The launched projects feature two towers of between 22 and 24 storeys. There are only two unit sizes available — 1,000 and 1,022 sq ft — with the former offering three bedrooms and two bathrooms and the latter, three bedrooms and three bathrooms. Selling prices are RM250,000 and RM288,800 respectively.

Besides local projects, MGB is moving to produce precast concrete products in Saudi Arabia. In July, it announced that its subsidiary, MGB International for Industry, had entered into a joint venture with SANY Alameriah Industrial, a branch of SANY Alameriah For Construction Co Ltd, which in turn is a JV company incorporated in Saudi Arabia between SANY and Alameriah, a top developer in the kingdom involved in construction, property development, infrastructure, design and build, and manufacturing of precast concrete products. The factory is located in Al Lith Road, Jeddah 3rd Industrial City, in Jeddah.

Back home, more plans are afoot at the Nilai factory. “We are looking to expand our capacity to meet demand as it comes.
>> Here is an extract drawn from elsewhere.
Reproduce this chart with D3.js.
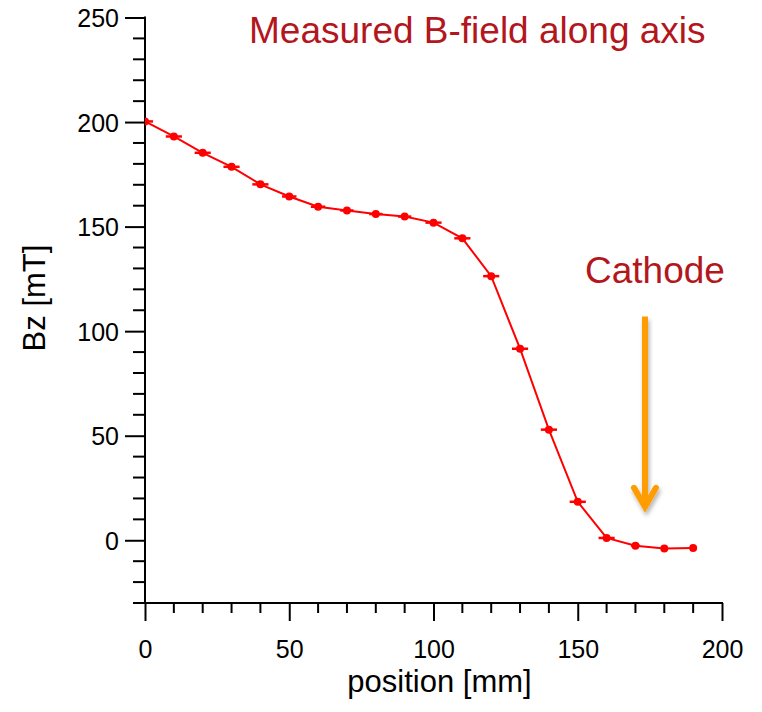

We are also continuing to experiment with new developments in the IBS ecosystem and incorporating our VaDTech into our production line to deliver to our customers and end-users value, quality and consistency in our properties,” says Isaac.

What is the outlook for the use of IBS in property development as a whole?

“It is a matter of time before the market will eventually realise and fully grasp the benefits of IBS. As labour costs continue to rise and the supply of skilled labour becomes scarce, the use of IBS will substantially reduce our exposure in relation to manpower, ensuring that our construction can carry on in a manpower shortage or where traditional construction methods are not cost effective,” says Richard.

“The advantages of IBS cannot be overstated and as the demand for IBS-built properties increases, we will be ready to meet that demand and give our IBS precast products the recognition they warrant — one that we have been building on since we started this (Nilai) factory,” says Hock San.